- IATA: none; ICAO: none; FAA LID: W41;

Summary
- Airport type: Public
- Owner/Operator: Crisfield-Somerset County
- Serves: Somerset County, Maryland
- Location: Crisfield, Maryland, U.S.
- Elevation AMSL: 4 ft / 1 m
- Coordinates: 38°01′00″N 75°49′44″W﻿ / ﻿38.01667°N 75.82889°W

Map
- W41 Location of airport in Maryland

Runways
| Direction | Length |  | Surface |
| ft | m |
| 06/24 | 3,280 | 1,000 | Grass/earth |
| 14/32 | 2,490 | 759 | Asphalt |
- Source: DAFIF

= Crisfield Municipal Airport =

Crisfield Somerset Municipal Airport is a public airport located 3 mi from Crisfield in Somerset County, Maryland, United States.
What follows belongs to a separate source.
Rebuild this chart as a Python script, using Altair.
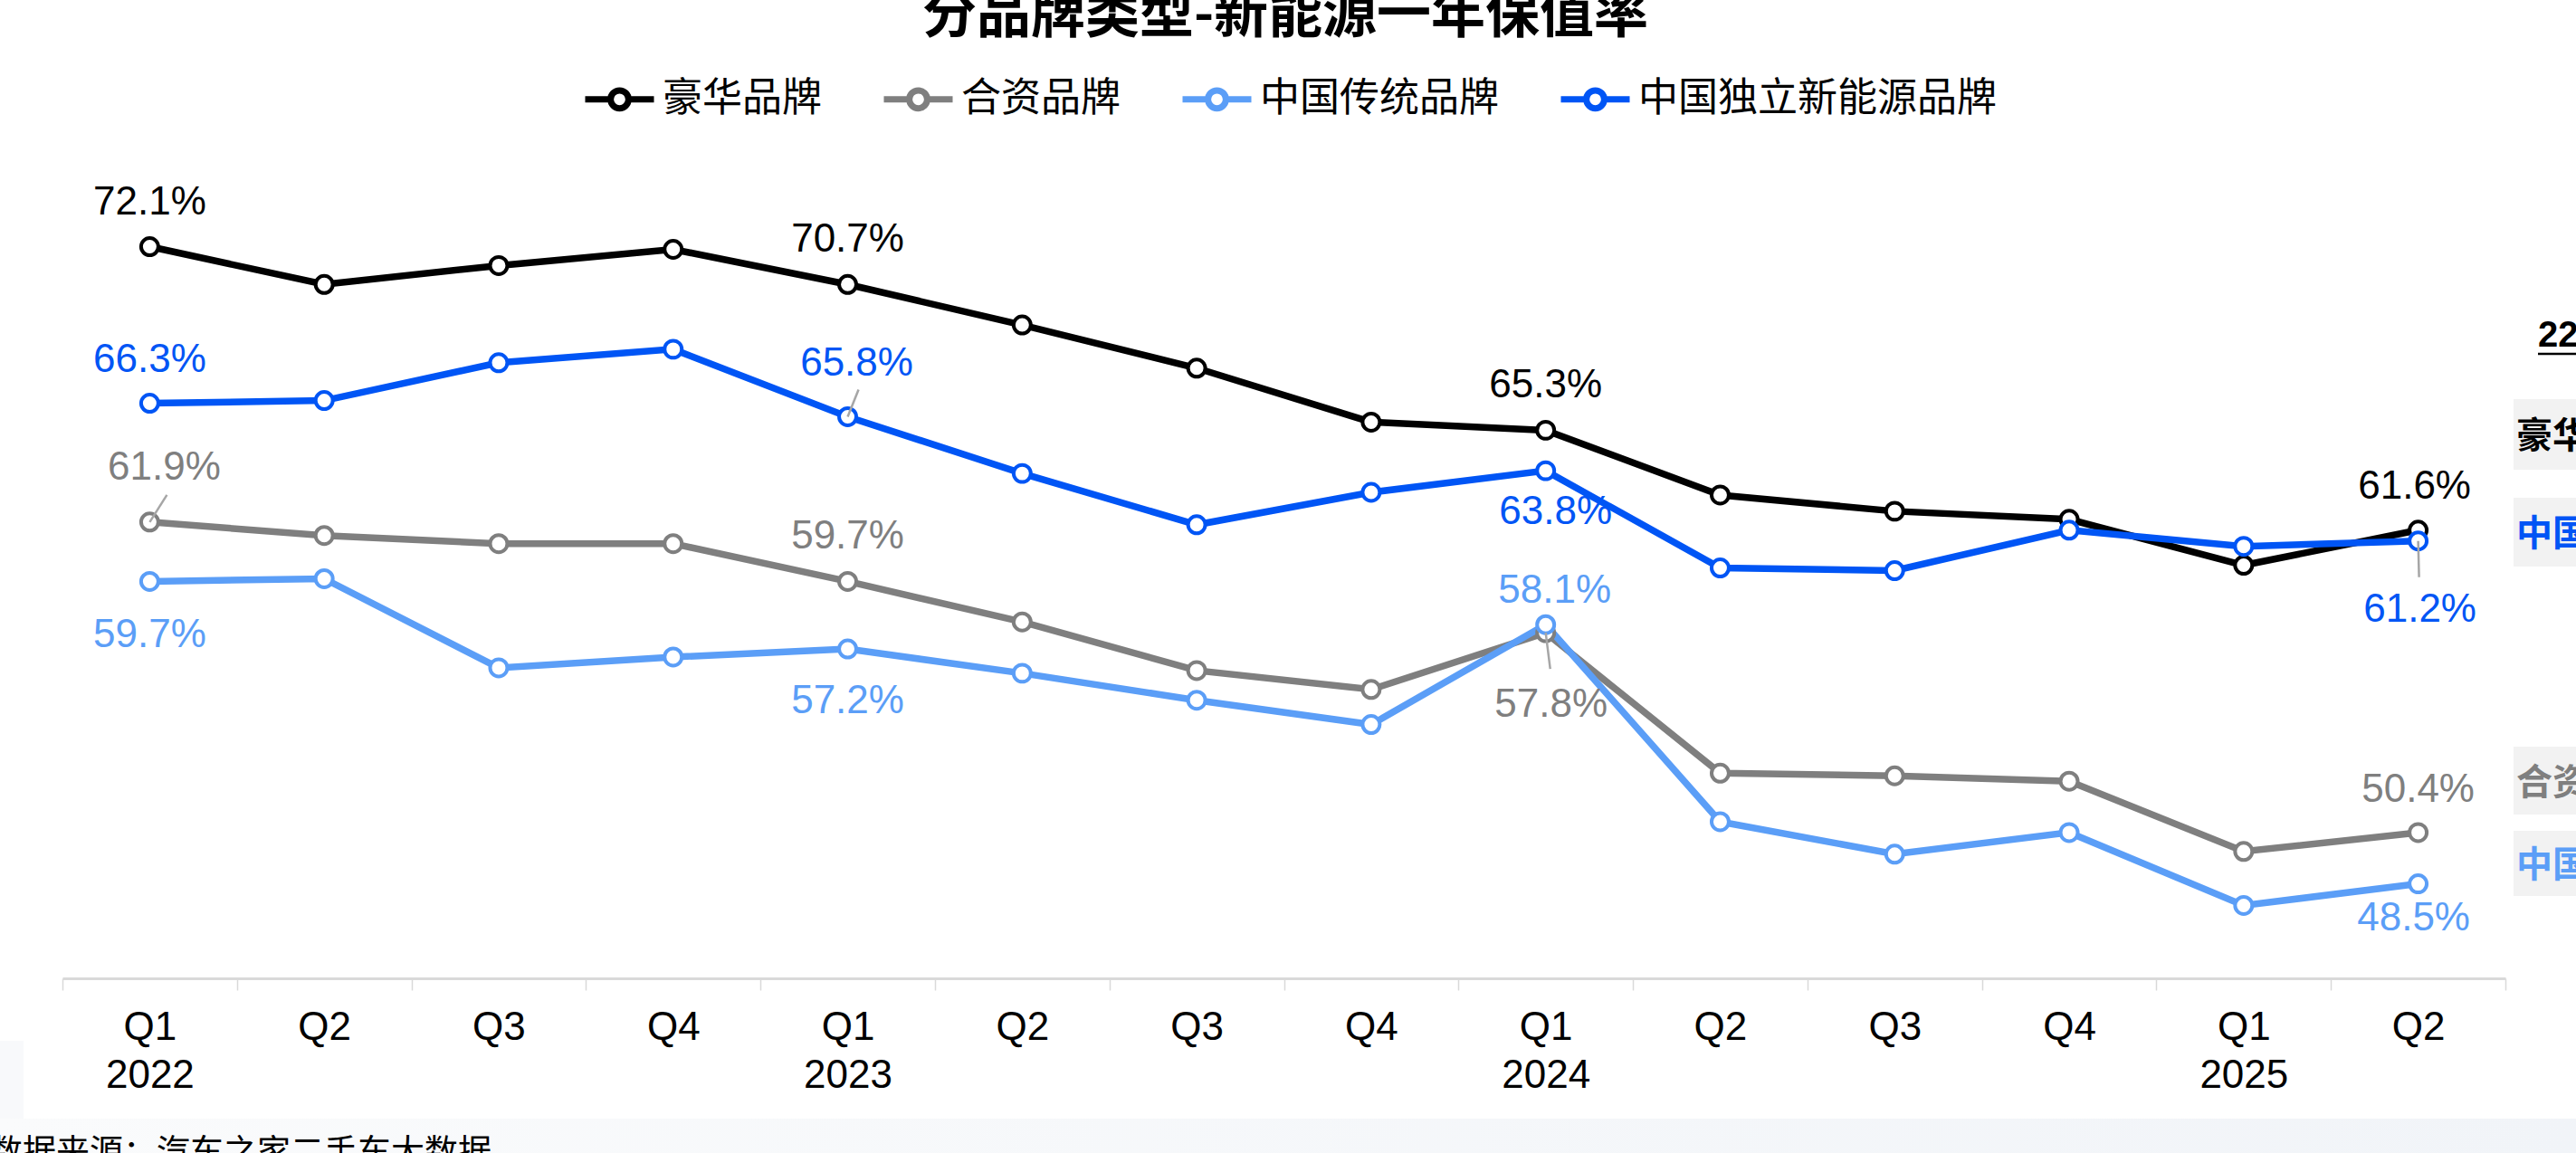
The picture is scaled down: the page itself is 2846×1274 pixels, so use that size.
import altair as alt
import pandas as pd

# ---------------- data ----------------
years = ["2022", "2022", "2022", "2022", "2023", "2023", "2023", "2023",
         "2024", "2024", "2024", "2024", "2025", "2025"]
quarters = ["Q1", "Q2", "Q3", "Q4", "Q1", "Q2", "Q3", "Q4",
            "Q1", "Q2", "Q3", "Q4", "Q1", "Q2"]
series_names = ["豪华品牌", "合资品牌", "中国传统品牌", "中国独立新能源品牌"]
series_colors = ["#000000", "#7f7f7f", "#5b9ef7", "#0055f5"]
luxury = [72.1, 70.7, 71.4, 72.0, 70.7, 69.2, 67.6, 65.6, 65.3, 62.9, 62.3, 62.0, 60.3, 61.6]
joint = [61.9, 61.4, 61.1, 61.1, 59.7, 58.2, 56.4, 55.7, 57.8, 52.6, 52.5, 52.3, 49.7, 50.4]
cn_trad = [59.7, 59.8, 56.5, 56.9, 57.2, 56.3, 55.3, 54.4, 58.1, 50.8, 49.6, 50.4, 47.7, 48.5]
cn_nev = [66.3, 66.4, 67.8, 68.3, 65.8, 63.7, 61.8, 63.0, 63.8, 60.2, 60.1, 61.6, 61.0, 61.2]
title_text = "分品牌类型-新能源一年保值率"
source_text = "数据来源：汽车之家二手车大数据"
side_header = "22Q2-25Q2"

keys = [f"{y}|{q}" for y, q in zip(years, quarters)]
values_by_series = [luxury, joint, cn_trad, cn_nev]
rows = []
for si, (name, vals) in enumerate(zip(series_names, values_by_series)):
    for k, v in zip(keys, vals):
        rows.append({"key": k, "series": name, "order": si, "value": v})
df = pd.DataFrame(rows)

# ---------------- layout / style ----------------
W, H = 2699, 895
PAD_L, PAD_T = 69, 186
TOTAL_W, TOTAL_H = 2846, 1274
FONT_NUM = "Liberation Sans, Arial, Noto Sans CJK SC"
FONT_CJK = "Noto Sans CJK SC"

label_expr = ("split(datum.value,'|')[1] == 'Q1' ? "
              "[split(datum.value,'|')[1], split(datum.value,'|')[0]] : "
              "split(datum.value,'|')[1]")

x_enc = alt.X(
    "key:N", sort=keys, bandPosition=0.5,
    scale=alt.Scale(type="band", paddingInner=0, paddingOuter=0),
    axis=alt.Axis(
        title=None, labelExpr=label_expr, labelAngle=0, tickBand="extent",
        domainColor="#d9d9d9", domainWidth=3, tickColor="#d9d9d9", tickWidth=1.5,
        tickSize=13, labelFontSize=44, labelFont=FONT_NUM, labelColor="#000000",
        labelPadding=19, labelLineHeight=53, labelBaseline="top", labelOverlap=False,
        grid=False,
    ),
)
y_enc = alt.Y("value:Q", scale=alt.Scale(domain=[45, 75], nice=False, zero=False), axis=None)
color_scale = alt.Scale(domain=series_names, range=series_colors)

legend_path = ("M-1,0L-0.26,0M0.26,0L1,0M0.26,0A0.26,0.26,0,1,1,-0.26,0"
               "A0.26,0.26,0,1,1,0.26,0Z")
legend = alt.Legend(
    title=None, orient="none", legendX=574, legendY=-118, direction="horizontal",
    columns=4, padding=0, symbolType=legend_path, symbolSize=5776,
    symbolStrokeWidth=7, symbolFillColor="white", symbolOpacity=1,
    labelFontSize=44, labelFont=FONT_CJK, labelColor="#000000", labelOffset=6,
    columnPadding=54, labelLimit=1000,
)

# ---------------- decorative background ----------------
one = pd.DataFrame({"t": [0]})
bottom_band = alt.Chart(one).mark_rect(
    color=alt.Gradient(gradient="linear", x1=0, x2=1, y1=0, y2=0,
                       stops=[alt.GradientStop(color="#fafbfc", offset=0),
                              alt.GradientStop(color="#f1f4f8", offset=1)])
).encode(x=alt.value(-PAD_L), x2=alt.value(TOTAL_W - PAD_L),
         y=alt.value(1236 - PAD_T), y2=alt.value(TOTAL_H - PAD_T))
left_strip = alt.Chart(one).mark_rect(color="#f8f9fb").encode(
    x=alt.value(-PAD_L), x2=alt.value(26 - PAD_L),
    y=alt.value(1150 - PAD_T), y2=alt.value(1236 - PAD_T))

# ---------------- data marks ----------------
lines = alt.Chart(df).mark_line(strokeWidth=7.5).encode(
    x=x_enc, y=y_enc,
    color=alt.Color("series:N", sort=series_names, scale=color_scale, legend=legend),
    order=alt.Order("order:Q"),
)
points = alt.Chart(df).mark_point(
    shape="circle", filled=True, fill="white", size=360, strokeWidth=4, opacity=1
).encode(
    x=x_enc, y=y_enc,
    stroke=alt.Stroke("series:N", scale=color_scale, legend=None),
    order=alt.Order("order:Q"),
)

# label placements: (series index, period index, dx, dy)
label_specs = [
    (0, 0, 0, -49), (0, 4, 0, -49), (0, 8, 0, -49), (0, 13, -4, -48),
    (1, 0, 16, -60), (1, 4, 0, -49), (1, 8, 6, 80), (1, 13, 0, -47),
    (2, 0, 0, 60), (2, 4, 0, 58), (2, 8, 10, -37), (2, 13, -5, 38),
    (3, 0, 0, -48), (3, 4, 10, -58), (3, 8, 11, 46), (3, 13, 2, 76),
]
label_layers = []
for si, pi, dx, dy in label_specs:
    label_layers.append(
        alt.Chart(df).transform_filter(
            (alt.datum.series == series_names[si]) & (alt.datum.key == keys[pi])
        ).transform_calculate(
            label="format(datum.value, '.1f') + '%'"
        ).mark_text(
            font=FONT_NUM, fontSize=44, color=series_colors[si], dx=dx, dy=dy,
            baseline="middle", align="center"
        ).encode(x=x_enc, y=y_enc, text="label:N")
    )

# leader lines: (series index, period index, end dx, end dy)
leader_specs = [(1, 0, 19, -30), (3, 4, 12, -30), (1, 8, 5, 40), (3, 13, 1, 40)]
leader_layers = []
for si, pi, ex, ey in leader_specs:
    leader_layers.append(
        alt.Chart(df).transform_filter(
            (alt.datum.series == series_names[si]) & (alt.datum.key == keys[pi])
        ).mark_rule(color="#a6a6a6", strokeWidth=2.5, x2Offset=ex, y2Offset=ey).encode(
            x=x_enc, y=y_enc,
            x2=alt.X2("key", bandPosition=0.5), y2=alt.Y2("value"),
        )
    )

# ---------------- texts ----------------
title = alt.Chart(pd.DataFrame({"t": [title_text]})).mark_text(
    font=FONT_CJK, fontSize=60, fontWeight="bold", color="#000000",
    align="center", baseline="alphabetic"
).encode(x=alt.value(1420 - PAD_L), y=alt.value(36 - PAD_T), text="t:N")

source = alt.Chart(pd.DataFrame({"t": [source_text]})).mark_text(
    font=FONT_CJK, fontSize=37, color="#000000", align="left", baseline="alphabetic"
).encode(x=alt.value(-12 - PAD_L), y=alt.value(1286 - PAD_T), text="t:N")

side_head = alt.Chart(pd.DataFrame({"t": [side_header]})).mark_text(
    font=FONT_NUM, fontSize=40, fontWeight="bold", color="#000000",
    align="left", baseline="alphabetic"
).encode(x=alt.value(2804 - PAD_L), y=alt.value(383 - PAD_T), text="t:N")
side_line = alt.Chart(one).mark_rule(color="#000000", strokeWidth=2.5).encode(
    x=alt.value(2804 - PAD_L), x2=alt.value(TOTAL_W - PAD_L + 20),
    y=alt.value(391 - PAD_T))

side_boxes_y = [(441, 519), (550, 626), (825, 900), (918, 990)]
side_series = [0, 3, 1, 2]
side_layers = []
for (y0, y1), si in zip(side_boxes_y, side_series):
    side_layers.append(
        alt.Chart(one).mark_rect(color="#f2f2f2").encode(
            x=alt.value(2777 - PAD_L), x2=alt.value(TOTAL_W - PAD_L + 20),
            y=alt.value(y0 - PAD_T), y2=alt.value(y1 - PAD_T))
    )
    side_layers.append(
        alt.Chart(pd.DataFrame({"t": [series_names[si]]})).mark_text(
            font=FONT_CJK, fontSize=40, fontWeight="bold", color=series_colors[si],
            align="left", baseline="middle"
        ).encode(x=alt.value(2780 - PAD_L), y=alt.value((y0 + y1) / 2 + 3 - PAD_T), text="t:N")
    )

chart = alt.layer(
    bottom_band, left_strip, lines, points, *leader_layers, *label_layers,
    title, source, side_head, side_line, *side_layers,
).properties(
    width=W, height=H,
    autosize=alt.AutoSizeParams(type="none"),
    padding={"left": PAD_L, "top": PAD_T, "right": TOTAL_W - PAD_L - W,
             "bottom": TOTAL_H - PAD_T - H},
    background="white",
).configure_view(stroke=None)

chart.save("out.html", embed_options={"renderer": "svg", "actions": False})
Crisfield is located near the center of the Delmarva Peninsula in the heart of Bay Country. The Atlantic Ocean is 28 mi to the east and the Chesapeake Bay just a few miles to the west. The Crisfield-Somerset County Airport is a joint venture of Somerset County and the City of Crisfield.

The airport averages 33 flights per week and has nine aircraft based at the field.